Julia Wallace was conflicted. She knew she wanted to enlist in the military, but her parents had reinforced the importance of a college degree throughout her childhood.
This isn’t uncommon for ROTC cadets, who work towards becoming an officer in the U.S. Air Force while also being full time students. The 5:30 A.M. classes, physical training, and mandatory summer boot camp is the price that the cadets have to pay.
Wallace soon realized this was her best option.
“Reminding students that having a bachelor’s degree and going to school is really important for us to be leaders and educators in this world,” Wallace said. “One of the ways to do that is helping people and joining the military is one of the ways you can help people and serve.”
St. Joe’s hosts Air Force ROTC Detachment 750, for which Wallace is the Cadet Wing Commander, which is effectively president of the group. It is the only Air Force ROTC detachment in the Philadelphia area, and they draw from students from universities in Philadelphia and outside like Rowan and West Chester. Each Thursday students commute to St. Joe’s for aerospace classes, then ‘leadership laboratory’ which includes their Physical training. The leadership, aspect of ROTC is something that really drew Wallace in.
Although St. Joe’s hosts Detachment 750, about 90 percent of the cadets are non St. Joe’s students. One of those students is Sydney Taggart, who comes from a military background and knew she wanted to serve the country, but wanted to pursue her education in hopes of becoming a professor following her service. The St. Joe’s senior is awaiting her assignment following graduation, which she said could range from as far away as Japan to as close as Delaware.
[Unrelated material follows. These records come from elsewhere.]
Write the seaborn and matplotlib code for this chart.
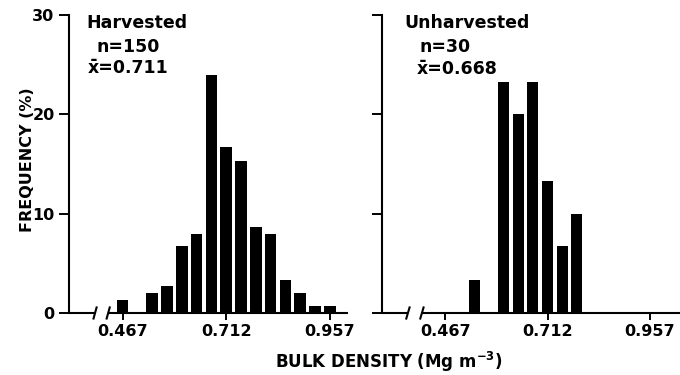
import matplotlib
matplotlib.use("Agg")
import matplotlib.pyplot as plt
import seaborn as sns
import pandas as pd

# ---- data ----
harv_x = [0.467, 0.537, 0.572, 0.607, 0.642, 0.677, 0.712, 0.747, 0.782, 0.817, 0.852, 0.887, 0.922, 0.957]
harv_y = [1.3, 2.0, 2.7, 6.7, 8.0, 24.0, 16.7, 15.3, 8.7, 8.0, 3.3, 2.0, 0.7, 0.7]

unharv_x = [0.537, 0.607, 0.642, 0.677, 0.712, 0.747, 0.782]
unharv_y = [3.3, 23.3, 20.0, 23.3, 13.3, 6.7, 10.0]

x_ticks = [0.467, 0.712, 0.957]
x_tick_labels = ["0.467", "0.712", "0.957"]
y_ticks = [0, 10, 20, 30]

panels = [
    ("Harvested", "n=150", "x\u0304=0.711"),
    ("Unharvested", "n=30", "x\u0304=0.668"),
]

sns.set_theme(style="ticks")
plt.rcParams["font.family"] = ["DejaVu Sans"]
plt.rcParams["font.weight"] = "bold"
plt.rcParams["mathtext.default"] = "bf"
plt.rcParams["text.color"] = "black"
plt.rcParams["axes.labelcolor"] = "black"

fig = plt.figure(figsize=(6.8, 3.75), dpi=100)
W, H = 680.0, 375.0
ax1 = fig.add_axes([68.5 / W, 62 / H, 279.5 / W, 298 / H])
ax2 = fig.add_axes([382 / W, 62 / H, 298 / W, 298 / H])

df1 = pd.DataFrame({"x": harv_x, "y": harv_y})
df2 = pd.DataFrame({"x": unharv_x, "y": unharv_y})

sns.barplot(data=df1, x="x", y="y", native_scale=True, width=0.78,
            color="black", errorbar=None, linewidth=0, ax=ax1)
sns.barplot(data=df2, x="x", y="y", native_scale=True, width=0.76,
            color="black", errorbar=None, linewidth=0, ax=ax2)

lims = [(0.339, 1.0), (0.316, 1.029)]
breaks = [(0.095, 0.142), (0.087, 0.134)]
txt_pos = [
    [(0.065, 0.955), (0.099, 0.877), (0.069, 0.804)],
    [(0.074, 0.955), (0.125, 0.877), (0.118, 0.802)],
]

for i, ax in enumerate([ax1, ax2]):
    ax.set_xlim(*lims[i])
    ax.set_ylim(0, 30)
    ax.set_xticks(x_ticks)
    ax.set_xticklabels(x_tick_labels, fontsize=11.5, fontweight="bold")
    ax.set_yticks(y_ticks)
    if i == 0:
        ax.set_yticklabels([str(v) for v in y_ticks], fontsize=11.5, fontweight="bold")
    else:
        ax.set_yticklabels([])
    ax.set_xlabel("")
    ax.set_ylabel("")
    ax.set_facecolor("none")
    for s in ["top", "right", "bottom"]:
        ax.spines[s].set_visible(False)
    ax.spines["left"].set_linewidth(1.5)
    ax.spines["left"].set_color("black")
    ax.tick_params(axis="x", direction="out", length=5, width=1.4, pad=3,
                   colors="black", labelcolor="black")
    ax.tick_params(axis="y", direction="out", length=7, width=1.4, pad=3,
                   colors="black", labelcolor="black")

    # broken x axis line
    b1, b2 = breaks[i]
    kw = dict(transform=ax.transAxes, clip_on=False, color="black", lw=1.5,
              solid_capstyle="butt")
    ax.plot([0, b1], [0, 0], **kw)
    ax.plot([b2, 1], [0, 0], **kw)
    dx, dy = 0.013, 0.022
    ax.plot([b1 - dx / 2, b1 + dx / 2], [-dy, dy], **kw)
    ax.plot([b2 - dx / 2, b2 + dx / 2], [-dy, dy], **kw)

    title, ntxt, mtxt = panels[i]
    for (tx, ty), s in zip(txt_pos[i], [title, ntxt, mtxt]):
        ax.text(tx, ty, s, transform=ax.transAxes, fontsize=12.5,
                fontweight="bold", ha="left", va="baseline", color="black")

fig.text(27 / W, 0.573, "FREQUENCY (%)", rotation=90, fontsize=11.5,
         fontweight="bold", ha="center", va="center", color="black")
fig.text(389 / W, 7 / H, "BULK DENSITY (Mg m$^{-3}$)", fontsize=12,
         fontweight="bold", ha="center", va="baseline", color="black")

fig.savefig("out.png", dpi=100, facecolor="white")
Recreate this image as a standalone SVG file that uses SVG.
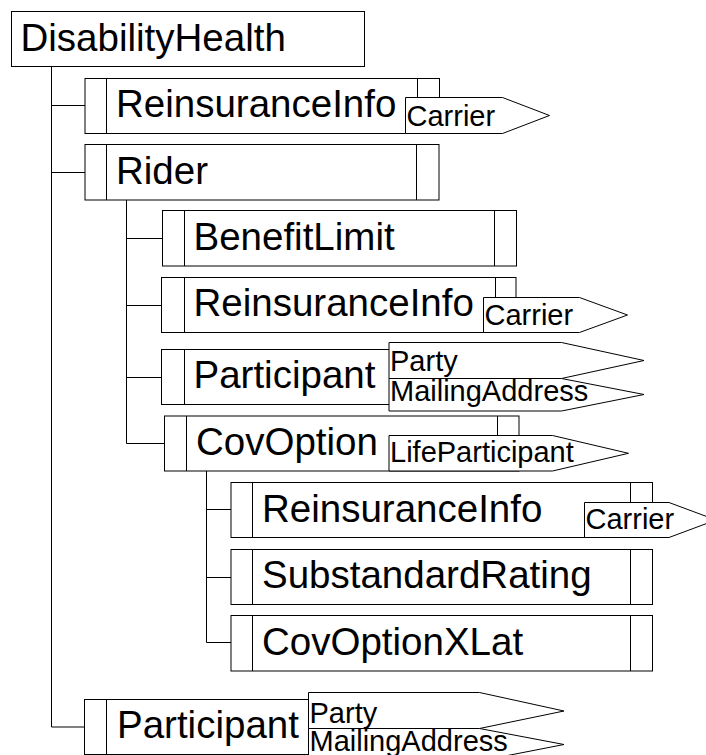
<svg xmlns="http://www.w3.org/2000/svg" width="706" height="755" viewBox="0 0 706 755">
<style>
.box{fill:#fff;stroke:#000;stroke-width:1}
.ln{fill:none;stroke:#000;stroke-width:1}
.tag{fill:#fff;stroke:#000;stroke-width:1}
.t{font-family:"Liberation Sans",Arial,sans-serif;font-size:38.5px;fill:#000}
.s{font-family:"Liberation Sans",Arial,sans-serif;font-size:29px;fill:#000}
</style>
<rect width="706" height="755" fill="#fff"/>
<g id="connectors">
<path class="ln" d="M51.5,66.5V727M51.5,105.5H85M51.5,172.5H85M51.5,727H84.5"/>
<path class="ln" d="M126.5,200V443.5M126.5,238.5H162.5M126.5,305.5H161.5M126.5,377.5H161.5M126.5,443.5H164.5"/>
<path class="ln" d="M206.5,471V642.5M206.5,509.5H231M206.5,577.5H231M206.5,642.5H231"/>
</g>
<g id="DisabilityHealth">
<rect class="box" x="11.5" y="11.5" width="353" height="55"/>
<text class="t" x="20.5" y="50.7">DisabilityHealth</text>
</g>
<g id="ReinsuranceInfo1">
<rect class="box" x="85" y="78.5" width="354.5" height="55"/>
<path class="ln" d="M106.5,78.5V133.5M417.5,78.5V133.5"/>
<text class="t" x="116" y="117.3">ReinsuranceInfo</text>
<path class="tag" d="M405.5,97.5H502.5L549.5,115.5L502.5,133.5H405.5Z"/>
<text class="s" x="406.5" y="125.5">Carrier</text>
</g>
<g id="Rider">
<rect class="box" x="85" y="144.5" width="354" height="55.5"/>
<path class="ln" d="M106.5,144.5V200M416.5,144.5V200"/>
<text class="t" x="116" y="183.6">Rider</text>
</g>
<g id="BenefitLimit">
<rect class="box" x="162.5" y="210.5" width="354" height="55.5"/>
<path class="ln" d="M184.5,210.5V266M494.5,210.5V266"/>
<text class="t" x="193.5" y="249.7">BenefitLimit</text>
</g>
<g id="ReinsuranceInfo2">
<rect class="box" x="161.5" y="277.5" width="354.5" height="55"/>
<path class="ln" d="M184.5,277.5V332.5M495.5,277.5V332.5"/>
<text class="t" x="193.5" y="316.3">ReinsuranceInfo</text>
<path class="tag" d="M483.5,297.5H579.5L627.5,315L579.5,332.5H483.5Z"/>
<text class="s" x="484.5" y="324.5">Carrier</text>
</g>
<g id="Participant2">
<rect class="box" x="161.5" y="349.5" width="354.5" height="55"/>
<path class="ln" d="M184.5,349.5V404.5M494.5,349.5V404.5"/>
<text class="t" x="193.5" y="388.3">Participant</text>
<path class="tag" d="M389,342.5H561.5L644,360.5L561.5,378.5H389Z"/>
<path class="tag" d="M389,378.5H561.5L644,394.5L561.5,411H389Z"/>
<text class="s" x="390" y="370.5">Party</text>
<text class="s" x="390" y="400.7">MailingAddress</text>
</g>
<g id="CovOption">
<rect class="box" x="164.5" y="416" width="354.5" height="55"/>
<path class="ln" d="M186.5,416V471M497.5,416V471"/>
<text class="t" x="196" y="455">CovOption</text>
<path class="tag" d="M389,435.5H552.5L628.5,453.3L552.5,471H389Z"/>
<text class="s" x="390" y="461.7">LifeParticipant</text>
</g>
<g id="ReinsuranceInfo3">
<rect class="box" x="231" y="482.5" width="421.5" height="55"/>
<path class="ln" d="M252.5,482.5V537.5M630.5,482.5V537.5"/>
<text class="t" x="262" y="521.7">ReinsuranceInfo</text>
<path class="tag" d="M584.5,502.5H669L716,520L669,537.5H584.5Z"/>
<text class="s" x="585.5" y="529">Carrier</text>
</g>
<g id="SubstandardRating">
<rect class="box" x="231" y="549.5" width="421.5" height="55"/>
<path class="ln" d="M252.5,549.5V604.5M630.5,549.5V604.5"/>
<text class="t" x="262" y="588.3">SubstandardRating</text>
</g>
<g id="CovOptionXLat">
<rect class="box" x="231" y="615.5" width="421.5" height="55.5"/>
<path class="ln" d="M252.5,615.5V671M630.5,615.5V671"/>
<text class="t" x="262" y="654.7">CovOptionXLat</text>
</g>
<g id="Participant1">
<rect class="box" x="84.5" y="699.5" width="354.5" height="55"/>
<path class="ln" d="M106.5,699.5V754.5M417.5,699.5V754.5"/>
<text class="t" x="117" y="738.3">Participant</text>
<path class="tag" d="M308.5,692.5H479.5L564,711L479.5,728.5H308.5Z"/>
<path class="tag" d="M308.5,728.5H479.5L564,744.5L479.5,761H308.5Z"/>
<text class="s" x="309.5" y="723">Party</text>
<text class="s" x="309.5" y="751">MailingAddress</text>
</g>
</svg>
Leadership was one aspect that is emphasized in ROTC and that pulled in both Wallace and Taggart. The same ROTC cadets that can be seen running on the intramural fields on Thursdays may one day be on the front lines and Sydney thinks that Detachment 750 prepares you for that moment.
“You really learn how to lead a group, how to help others, and be part of a team. You learn how to be a dynamic follower and a dynamic leader as well,” Taggart said.